Airbus 320'nin oto-fren (autobrake)'leriyle ilgili küçük bir iki detay vermek gerekirse: sistem 130 km/saat (72 knot)'ten yüksek tekerlek hızlarında devreye giriyor. "Düşük" (lo) kademede frenleme spoiler'lara açılma sinyali gittikten 4 saniye sonra, "orta" kademede 2 saniye sonra devreye giriyor. "Maksimum" frenlemede tekerlekler spoiler'ların açılmasıyla aynı anda frenlemeye başlıyor. Kalkışta da aktif durumda bulunan sistem, kalkıştan 10 saniye sonra devreden çıkıyor. Otomatik fren sistemi fren pedallarına basıldığı anda devreden çıkarak kumandayı pilotlara bırakıyor. Airbus'ın normalde iki bağımsız hidrolik kanalla yönetilebilen fren sistemi, fren kumandasında ana hidrolik durumunda olan yeşil hidrolik grubuyla çalışıyor. Sistemin herhangi bir arıza nedeniyle yedek hidroliklere (sarı hidrolik grubu) geçmesi durumunda görevini manuel kumandaya devrediyor.

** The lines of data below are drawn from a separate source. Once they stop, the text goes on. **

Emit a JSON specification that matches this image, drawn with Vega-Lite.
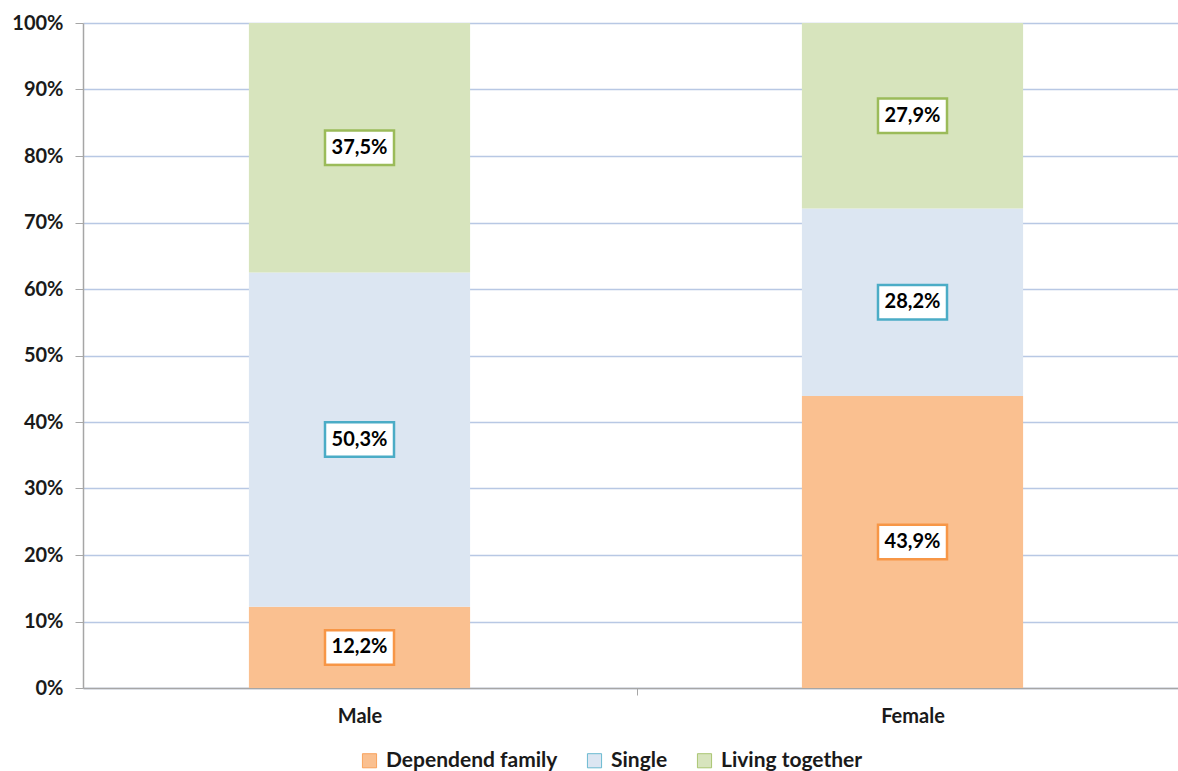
{
  "$schema": "https://vega.github.io/schema/vega-lite/v6.json",
  "width": 1106,
  "height": 665,
  "autosize": "none",
  "padding": {"left": 83, "top": 23, "right": 0, "bottom": 83},
  "background": "white",
  "config": {
    "locale": {"number": {"decimal": ",", "thousands": ".", "grouping": [3], "currency": ["", " €"]}},
    "view": {"stroke": null},
    "font": "Lato"
  },
  "data": {
    "values": [
      {"gender": "Male", "category": "Dependend family", "rank": 1, "share": 0.122},
      {"gender": "Male", "category": "Single", "rank": 2, "share": 0.503},
      {"gender": "Male", "category": "Living together", "rank": 3, "share": 0.375},
      {"gender": "Female", "category": "Dependend family", "rank": 1, "share": 0.439},
      {"gender": "Female", "category": "Single", "rank": 2, "share": 0.282},
      {"gender": "Female", "category": "Living together", "rank": 3, "share": 0.279}
    ]
  },
  "layer": [
    {
      "mark": {"type": "bar"},
      "encoding": {
        "x": {
          "field": "gender", "type": "nominal", "sort": ["Male", "Female"],
          "scale": {"paddingInner": 0.6, "paddingOuter": 0.3},
          "axis": {
            "title": null, "labelAngle": 0, "labelFont": "Lato", "labelFontSize": 20, "labelFontWeight": "bold",
            "labelColor": "#1a1a1a", "labelPadding": 11, "tickSize": 7, "tickOffset": 277, "labelOffset": -277,
            "tickColor": "#a6a6a6", "domainColor": "#a6a6a6", "domainWidth": 1.5, "grid": false
          }
        },
        "y": {
          "field": "share", "type": "quantitative", "stack": "zero",
          "scale": {"domain": [0, 1]},
          "axis": {
            "title": null, "format": ".0%", "values": [0, 0.1, 0.2, 0.3, 0.4, 0.5, 0.6, 0.7, 0.8, 0.9, 1],
            "labelFont": "Lato", "labelFontSize": 20, "labelFontWeight": "bold", "labelColor": "#1a1a1a",
            "labelPadding": 12, "tickSize": 8, "tickColor": "#a6a6a6", "domainColor": "#a6a6a6", "domainWidth": 1.5,
            "grid": true, "gridColor": "#b8c8e4", "gridWidth": 1.3
          }
        },
        "color": {
          "field": "category", "type": "nominal",
          "scale": {"domain": ["Dependend family", "Single", "Living together"], "range": ["#fac090", "#dce6f2", "#d7e4bd"]},
          "legend": {
            "title": null, "orient": "none", "legendX": 276, "legendY": 727, "direction": "horizontal",
            "symbolType": "square", "symbolSize": 200, "symbolStrokeWidth": 0.8, "symbolStrokeColor": "#b0b0b0",
            "labelFont": "Lato", "labelFontSize": 21, "labelFontWeight": "bold", "labelColor": "#1a1a1a",
            "labelOffset": 6, "labelLimit": 400, "columnPadding": 26
          }
        },
        "order": {"field": "rank", "type": "quantitative"}
      }
    },
    {
      "transform": [
        {"stack": "share", "groupby": ["gender"], "sort": [{"field": "rank"}], "as": ["v0", "v1"]},
        {"calculate": "(datum.v0 + datum.v1) / 2", "as": "mid"}
      ],
      "mark": {"type": "point", "shape": "M-1,-0.5H1V0.5H-1Z", "size": 4761, "filled": true, "fill": "white", "opacity": 1, "strokeWidth": 2.5},
      "encoding": {
        "x": {"field": "gender", "type": "nominal", "sort": ["Male", "Female"]},
        "y": {"field": "mid", "type": "quantitative"},
        "stroke": {
          "field": "category", "type": "nominal",
          "scale": {"domain": ["Dependend family", "Single", "Living together"], "range": ["#f79646", "#4bacc6", "#9bbb59"]},
          "legend": null
        }
      }
    },
    {
      "transform": [
        {"stack": "share", "groupby": ["gender"], "sort": [{"field": "rank"}], "as": ["v0", "v1"]},
        {"calculate": "(datum.v0 + datum.v1) / 2", "as": "mid"}
      ],
      "mark": {"type": "text", "font": "Lato", "fontSize": 20, "fontWeight": "bold", "color": "#000000"},
      "encoding": {
        "x": {"field": "gender", "type": "nominal", "sort": ["Male", "Female"]},
        "y": {"field": "mid", "type": "quantitative"},
        "text": {"field": "share", "type": "quantitative", "format": ".1%"}
      }
    }
  ]
}
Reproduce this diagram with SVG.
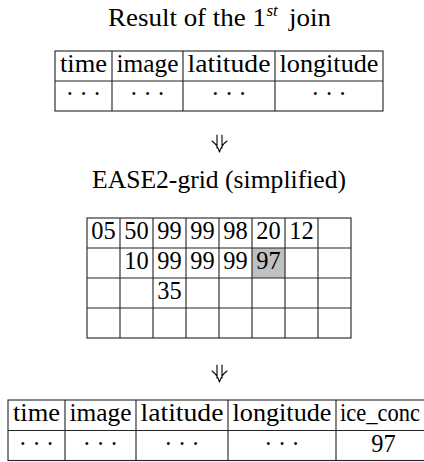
<svg xmlns="http://www.w3.org/2000/svg" width="424" height="462" viewBox="0 0 424 462">
  <style>
    text { font-family: "Liberation Serif", "Times New Roman", serif; font-size: 24.4px; fill: #000; }
    .c { text-anchor: middle; }
    .dots { letter-spacing: 5.5px; }
    .rule { stroke: #222; stroke-width: 1.1; fill: none; }
    .shade { fill: #c0c0c0; }
    .arrow { stroke: #000; stroke-width: 1.1; fill: none; stroke-linecap: round; }
  </style>

  <g id="title-join">
    <text x="108" y="26" textLength="158" lengthAdjust="spacingAndGlyphs">Result of the 1</text>
    <text x="266.5" y="16" style="font-size:17px;font-style:italic">st</text>
    <text x="289" y="26" textLength="42" lengthAdjust="spacingAndGlyphs">join</text>
  </g>

  <g id="table-join">
    <rect class="rule" x="55" y="51" width="328" height="60"/>
    <path class="rule" d="M55,81H383 M112,51V111 M183,51V111 M275,51V111"/>
    <text class="c" x="83.5" y="72" textLength="47" lengthAdjust="spacingAndGlyphs">time</text>
    <text class="c" x="147.5" y="72" textLength="62" lengthAdjust="spacingAndGlyphs">image</text>
    <text class="c" x="229" y="72" textLength="83" lengthAdjust="spacingAndGlyphs">latitude</text>
    <text class="c" x="329" y="72" textLength="99" lengthAdjust="spacingAndGlyphs">longitude</text>
    <text class="c dots" x="86.25" y="102">···</text>
    <text class="c dots" x="150.25" y="102">···</text>
    <text class="c dots" x="231.75" y="102">···</text>
    <text class="c dots" x="331.75" y="102">···</text>
  </g>

  <g id="connectors">
    <g id="arrow-1">
      <path class="arrow" d="M217,135V148 M222,135V148 M212,141Q217.5,145 219.5,152 M227,141Q221.5,145 219.5,152"/>
    </g>
    <g id="arrow-2">
      <path class="arrow" d="M217,365V378 M222,365V378 M212,371Q217.5,375 219.5,382 M227,371Q221.5,375 219.5,382"/>
    </g>
  </g>

  <g id="title-grid">
    <text x="92" y="188" textLength="254" lengthAdjust="spacingAndGlyphs">EASE2-grid (simplified)</text>
  </g>

  <g id="grid">
    <rect class="shade" x="252" y="248" width="33" height="30"/>
    <rect class="rule" x="87" y="218" width="264" height="120"/>
    <path class="rule" d="M87,248H351 M87,278H351 M87,308H351 M120,218V338 M153,218V338 M186,218V338 M219,218V338 M252,218V338 M285,218V338 M318,218V338"/>
    <text class="c" x="103.5" y="239">05</text>
    <text class="c" x="136.5" y="239">50</text>
    <text class="c" x="169.5" y="239">99</text>
    <text class="c" x="202.5" y="239">99</text>
    <text class="c" x="235.5" y="239">98</text>
    <text class="c" x="268.5" y="239">20</text>
    <text class="c" x="301.5" y="239">12</text>
    <text class="c" x="136.5" y="269">10</text>
    <text class="c" x="169.5" y="269">99</text>
    <text class="c" x="202.5" y="269">99</text>
    <text class="c" x="235.5" y="269">99</text>
    <text class="c" x="268.5" y="269">97</text>
    <text class="c" x="169.5" y="299">35</text>
  </g>

  <g id="table-result">
    <rect class="rule" x="8" y="400" width="423" height="60.5"/>
    <path class="rule" d="M8,430.5H431 M65,400V460.5 M136,400V460.5 M228,400V460.5 M336,400V460.5"/>
    <text class="c" x="36.5" y="421" textLength="47" lengthAdjust="spacingAndGlyphs">time</text>
    <text class="c" x="100.5" y="421" textLength="62" lengthAdjust="spacingAndGlyphs">image</text>
    <text class="c" x="182" y="421" textLength="83" lengthAdjust="spacingAndGlyphs">latitude</text>
    <text class="c" x="282" y="421" textLength="99" lengthAdjust="spacingAndGlyphs">longitude</text>
    <text x="340" y="421" textLength="80" lengthAdjust="spacingAndGlyphs">ice_conc</text>
    <text class="c dots" x="39.25" y="451.5">···</text>
    <text class="c dots" x="103.25" y="451.5">···</text>
    <text class="c dots" x="184.75" y="451.5">···</text>
    <text class="c dots" x="284.75" y="451.5">···</text>
    <text class="c" x="383.5" y="451.5">97</text>
  </g>
</svg>
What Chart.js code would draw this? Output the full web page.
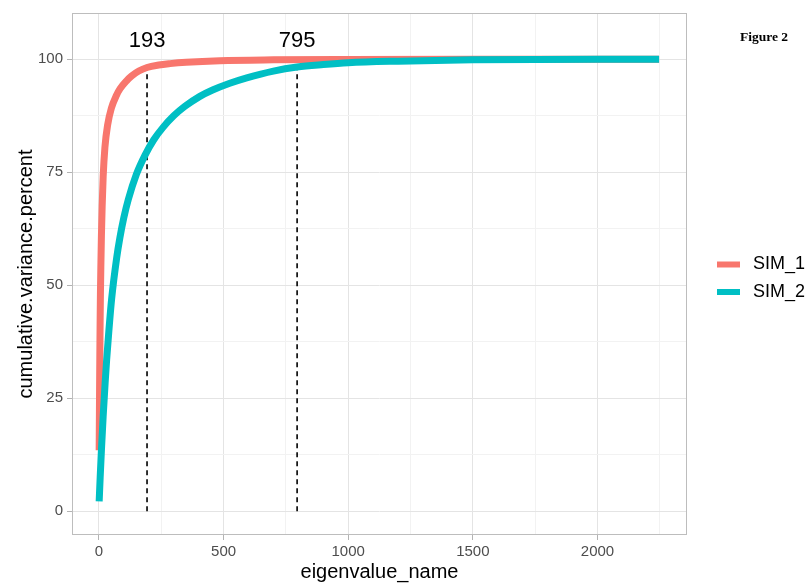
<!DOCTYPE html>
<html>
<head>
<meta charset="utf-8">
<script src="https://cdn.jsdelivr.net/npm/chart.js@4.4.1/dist/chart.umd.min.js"></script>
<style>
  html, body { margin: 0; padding: 0; background: #ffffff; }
  #wrap { width: 811px; height: 585px; }
</style>
</head>
<body>
<div id="wrap"><canvas id="c" width="811" height="585"></canvas></div>
<script>
// Cumulative explained variance per eigenvalue, two simulations
const sim1X = [1, 2, 3, 4, 5, 6, 8, 10, 13, 17, 24, 35, 50, 70, 85, 110, 131, 160, 193, 240, 285, 350, 485, 700, 1000, 1500, 2000, 2247];
const sim1Y = [13.5, 22, 30, 37, 43, 48, 55, 61, 67.5, 74, 80.5, 85.5, 89.2, 92, 93.5, 95.2, 96.3, 97.4, 98.2, 98.75, 99.05, 99.35, 99.7, 99.88, 99.96, 100, 100, 100];

const sim2X = [1, 5, 10, 17, 25, 31, 40, 51, 71, 84, 100, 118, 150, 185, 220, 258, 300, 345, 405, 456, 525, 593, 700, 795, 900, 1000, 1200, 1500, 2000, 2247];
const sim2Y = [2.2, 7.5, 13.5, 21, 28.5, 33.5, 40, 47, 56, 60.5, 65, 69, 74.5, 78.8, 82.2, 85, 87.5, 89.6, 91.8, 93.2, 94.7, 95.9, 97.4, 98.3, 98.85, 99.25, 99.6, 99.9, 100, 100];

// Number of eigenvalues at the cut-off, and the cumulative percent reached there
const cutoffX = [193, 795];
const cutoffY = [98.2, 98.3];
const cutoffLabels = ['193', '795'];
const cutoffLabelY = 104;

const seriesNames = ['SIM_1', 'SIM_2'];
const seriesColors = ['#F8766D', '#00BFC4'];

const xMajor = [0, 500, 1000, 1500, 2000];
const xMinor = [250, 750, 1250, 1750, 2250];
const yMajor = [0, 25, 50, 75, 100];
const yMinor = [12.5, 37.5, 62.5, 87.5];

const xTitle = 'eigenvalue_name';
const yTitle = 'cumulative.variance.percent';
const figureLabel = 'Figure 2';

const toPoints = (xs, ys) => xs.map((x, i) => ({ x: x, y: ys[i] }));

const FONT = '"Liberation Sans", Arial, Helvetica, sans-serif';
const MAJOR_GRID = '#e4e4e4';
const MINOR_GRID = '#f2f2f2';
const TICK_COL = '#b3b3b3';

function setTicks(values) {
  return function (scale) {
    scale.ticks = values.slice().sort((a, b) => a - b).map(v => ({ value: v }));
  };
}

const datasets = [
  {
    label: seriesNames[1],
    data: toPoints(sim2X, sim2Y),
    borderColor: seriesColors[1],
    borderWidth: 7,
    pointRadius: 0,
    cubicInterpolationMode: 'monotone',
    order: 0
  },
  {
    label: seriesNames[0],
    data: toPoints(sim1X, sim1Y),
    borderColor: seriesColors[0],
    borderWidth: 7,
    pointRadius: 0,
    cubicInterpolationMode: 'monotone',
    order: 1
  }
];
cutoffX.forEach((cx, i) => {
  datasets.push({
    label: 'cut' + i,
    data: [{ x: cx, y: 0 }, { x: cx, y: cutoffY[i] }],
    borderColor: '#000000',
    borderWidth: 1.6,
    borderDash: [5, 4],
    pointRadius: 0,
    order: 2
  });
});

const decor = {
  id: 'decor',
  afterDraw(chart) {
    const ctx = chart.ctx;
    const a = chart.chartArea;
    const xs = chart.scales.x, ys = chart.scales.y;
    ctx.save();

    // panel border
    ctx.strokeStyle = '#bdbdbd';
    ctx.lineWidth = 1;
    ctx.strokeRect(Math.round(a.left) + 0.5, Math.round(a.top) + 0.5,
                   Math.round(a.right - a.left) - 1, Math.round(a.bottom - a.top) - 1);

    // cut-off labels
    ctx.fillStyle = '#000000';
    ctx.font = '22px ' + FONT;
    ctx.textAlign = 'center';
    ctx.textBaseline = 'middle';
    cutoffX.forEach((cx, i) => {
      ctx.fillText(cutoffLabels[i], xs.getPixelForValue(cx), ys.getPixelForValue(cutoffLabelY));
    });

    // axis titles
    ctx.font = '20px ' + FONT;
    ctx.fillStyle = '#000000';
    ctx.textAlign = 'center';
    ctx.textBaseline = 'middle';
    ctx.fillText(xTitle, (a.left + a.right) / 2, 572);
    ctx.save();
    ctx.translate(26, (a.top + a.bottom) / 2);
    ctx.rotate(-Math.PI / 2);
    ctx.fillText(yTitle, 0, 0);
    ctx.restore();

    // legend
    const legY = [264.5, 292];
    ctx.font = '18px ' + FONT;
    ctx.textAlign = 'left';
    ctx.textBaseline = 'middle';
    seriesNames.forEach((name, i) => {
      ctx.strokeStyle = seriesColors[i];
      ctx.lineWidth = 6;
      ctx.beginPath();
      ctx.moveTo(717, legY[i]);
      ctx.lineTo(740, legY[i]);
      ctx.stroke();
      ctx.fillStyle = '#000000';
      ctx.fillText(name, 753, legY[i]);
    });

    // figure label
    ctx.font = 'bold 13.5px "Liberation Serif", "Times New Roman", serif';
    ctx.textAlign = 'left';
    ctx.textBaseline = 'alphabetic';
    ctx.fillStyle = '#000000';
    ctx.fillText(figureLabel, 740, 41);

    ctx.restore();
  }
};

new Chart(document.getElementById('c'), {
  type: 'line',
  data: { datasets: datasets },
  options: {
    responsive: false,
    devicePixelRatio: 1,
    animation: false,
    events: [],
    layout: { padding: { left: 0, right: 124, top: 12.7, bottom: 0 } },
    plugins: { legend: { display: false }, tooltip: { enabled: false } },
    scales: {
      x: {
        type: 'linear',
        min: -108,
        max: 2359,
        afterBuildTicks: setTicks(xMajor.concat(xMinor)),
        afterFit(scale) { scale.height = 50; },
        border: { display: false },
        grid: {
          color: c => xMajor.includes(c.tick.value) ? MAJOR_GRID : MINOR_GRID,
          tickColor: c => xMajor.includes(c.tick.value) ? TICK_COL : 'rgba(0,0,0,0)',
          tickLength: 5,
          lineWidth: 1
        },
        ticks: {
          autoSkip: false,
          maxRotation: 0,
          padding: 3,
          color: '#4d4d4d',
          font: { family: FONT, size: 15 },
          callback: v => xMajor.includes(v) ? String(v) : ''
        }
      },
      y: {
        type: 'linear',
        min: -5.25,
        max: 110.25,
        afterBuildTicks: setTicks(yMajor.concat(yMinor)),
        afterFit(scale) { scale.width = 72; },
        border: { display: false },
        grid: {
          color: c => yMajor.includes(c.tick.value) ? MAJOR_GRID : MINOR_GRID,
          tickColor: c => yMajor.includes(c.tick.value) ? TICK_COL : 'rgba(0,0,0,0)',
          tickLength: 5,
          lineWidth: 1
        },
        ticks: {
          autoSkip: false,
          padding: 4,
          color: '#4d4d4d',
          font: { family: FONT, size: 15 },
          callback: v => yMajor.includes(v) ? String(v) : ''
        }
      }
    }
  },
  plugins: [decor]
});
</script>
</body>
</html>
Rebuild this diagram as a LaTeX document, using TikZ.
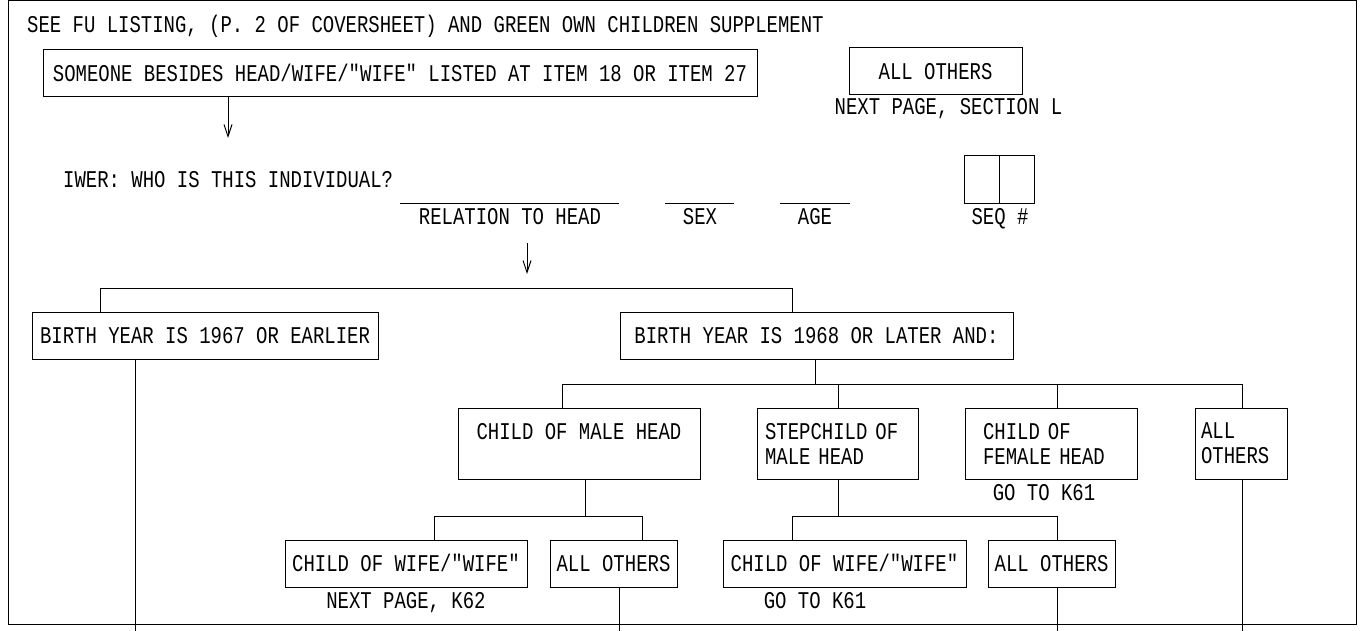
\documentclass[tikz,border=0pt]{standalone}
\usepackage{fontspec}
\usetikzlibrary{arrows.meta}
\newfontfamily\cadfont[FakeStretch=0.79]{Liberation Mono}
\tikzset{
  x=1pt,y=-1pt,
  every node/.style={font=\cadfont\fontsize{24}{25}\selectfont, inner sep=0pt},
  ln/.style={line width=1pt},
  box/.style={draw, line width=1pt, text height=16pt, text depth=0pt},
  mbox/.style={draw, line width=1pt, align=left},
  lbl/.style={anchor=base},
  arr/.style={ln, -{Straight Barb[length=12pt,width=8pt]}},
}
\begin{document}
\begin{tikzpicture}
\useasboundingbox (0,0) rectangle (1364,631);
\draw[ln] (8,0.5) rectangle (1356.5,624);

\node[lbl, anchor=base west] (title) at (27,33) {SEE FU LISTING, (P. 2 OF COVERSHEET) AND GREEN OWN CHILDREN SUPPLEMENT};
\node[box, minimum width=714, minimum height=47] (someone) at (400,73.5) {SOMEONE BESIDES HEAD/WIFE/"WIFE" LISTED AT ITEM 18 OR ITEM 27};
\node[box, minimum width=173, minimum height=47] (allA) at (935.5,71.5) {ALL OTHERS};
\node[lbl] (nextL) at (948.5,115) {NEXT PAGE, SECTION L};
\coordinate (a1end) at (228,138);
\draw[arr] (someone.south -| a1end) -- (a1end);

\node[lbl, anchor=base west] (iwer) at (63,187) {IWER: WHO IS THIS INDIVIDUAL?};
\coordinate (relL) at (400,203); \coordinate (relR) at (619,203);
\draw[ln] (relL) -- (relR);
\node[lbl] (rel) at (510,224) {RELATION TO HEAD};
\coordinate (sexL) at (665,203); \coordinate (sexR) at (734,203);
\draw[ln] (sexL) -- (sexR);
\node[lbl] (sex) at (700,224) {SEX};
\coordinate (ageL) at (780,203); \coordinate (ageR) at (850,203);
\draw[ln] (ageL) -- (ageR);
\node[lbl] (age) at (815,224) {AGE};
\node[draw, ln, minimum width=70, minimum height=47] (seq) at (999,179.5) {};
\draw[ln] (seq.north) -- (seq.south);
\node[lbl] (seqlbl) at (1000,224) {SEQ \#};

\coordinate (a2s) at (527,243); \coordinate (a2e) at (527,274);
\draw[arr] (a2s) -- (a2e);

\node[box, minimum width=346, minimum height=47] (birthA) at (205,335.5) {BIRTH YEAR IS 1967 OR EARLIER};
\node[box, minimum width=393, minimum height=47] (birthB) at (816.5,335.5) {BIRTH YEAR IS 1968 OR LATER AND:};
\coordinate (t1) at (100,288); \coordinate (t2) at (792,288);
\draw[ln] (t1 |- birthA.north) -- (t1) -- (t2) -- (t2 |- birthB.north);
\coordinate (endA) at (135,631);
\draw[ln] (birthA.south -| endA) -- (endA);

\node[draw, ln, align=center, minimum width=242, minimum height=71] (cmh) at (579,443.5) {CHILD OF MALE HEAD\\\phantom{X}};
\node[mbox, text width=145, inner xsep=8, minimum height=71] (step) at (837.5,443.5) {STEPCHILD OF\\MALE HEAD};
\node[mbox, text width=136, inner xsep=18, minimum height=71] (fem) at (1051,443.5) {CHILD OF\\FEMALE HEAD};
\node[mbox, text width=80, inner xsep=6, minimum height=71] (oth) at (1241,443.5) {ALL\\OTHERS};
\node[lbl] (gofem) at (1044,500) {GO TO K61};

\coordinate (b2) at (815,384);
\draw[ln] (birthB.south -| b2) -- (b2);
\coordinate (r2L) at (562,384); \coordinate (r2R) at (1242,384);
\draw[ln] (r2L |- cmh.north) -- (r2L) -- (r2R) -- (r2R |- oth.north);
\coordinate (s1) at (838,384); \draw[ln] (s1) -- (s1 |- step.north);
\coordinate (f1) at (1057,384); \draw[ln] (f1) -- (f1 |- fem.north);
\coordinate (othEnd) at (1242,631);
\draw[ln] (oth.south -| othEnd) -- (othEnd);

\node[box, minimum width=242, minimum height=47] (cww1) at (406,563.5) {CHILD OF WIFE/"WIFE"};
\node[box, minimum width=127, minimum height=47] (ao1) at (613.5,563.5) {ALL OTHERS};
\node[lbl] (k62) at (406,608) {NEXT PAGE, K62};
\node[box, minimum width=243, minimum height=47] (cww2) at (844.5,563.5) {CHILD OF WIFE/"WIFE"};
\node[box, minimum width=127, minimum height=47] (ao2) at (1051.5,563.5) {ALL OTHERS};
\node[lbl] (k61) at (815,608) {GO TO K61};

\coordinate (c1) at (585,516);
\draw[ln] (cmh.south -| c1) -- (c1);
\coordinate (r3a) at (434,516); \coordinate (r3b) at (642,516);
\draw[ln] (r3a |- cww1.north) -- (r3a) -- (r3b) -- (r3b |- ao1.north);
\coordinate (ao1End) at (619,631);
\draw[ln] (ao1.south -| ao1End) -- (ao1End);

\coordinate (c2) at (838,516);
\draw[ln] (step.south -| c2) -- (c2);
\coordinate (r3c) at (792,516); \coordinate (r3d) at (1057,516);
\draw[ln] (r3c |- cww2.north) -- (r3c) -- (r3d) -- (r3d |- ao2.north);
\coordinate (ao2End) at (1057,631);
\draw[ln] (ao2.south -| ao2End) -- (ao2End);
\end{tikzpicture}
\end{document}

Yolcu uçaklarında önem derecesi yüksek, yokluğu uçuş emniyetini etkileyebilecek sistemlerin çoğunlukla yedeği bulunur. Şimdiye kadar "kendi uçağım"'da gördüğümse, bütün sistemlerin yedeği olması oldu. Yukarıda bahsetmeye çalıştığım, ortak çalışan fren sistemleri yalnızca kendi içlerinde yedeklemeye sahip değiller; aynı zamanda özellikle otomatik fren ve reverser'lar, biribirlerinin de duruma göre yerine geçebiliyorlar. Ayrıca, herhangi bir arıza durumunda önceden haber veren ECAM sistemi sayesinde pilotlar daha alçalmaya başlamadan önce, kaybedilmiş sistemle birlikte uçağın hangi hızda ve konfigürasyonda yaklaşması, mevcut ağırlığıyla ilgili ne kadar mesafede durabileceğiyle ilgili son dakika hesaplarını yapabilecek yeterli zamanı buluyorlar. Bu "erken uyarı sistemi"'ni tüm bunlara eklemekte fayda var.

***

(*) 130-140 knot, Vapp
(**) Tabii "stall" hızına gelmeden önce uçak 100 ft. radio altimeter'ın üzerindeyse "alpha-protection" ve ardından "alpha floor" hızlarına düşeceği için tam gaz (TOGA lock) açılacak ve uçak hızlanarak kendini stall olmaktan kurtaracaktır; bu durumda da pas geçmek gerekecektir. Öte yandan bu korumalar şu an için konumuzun dışında.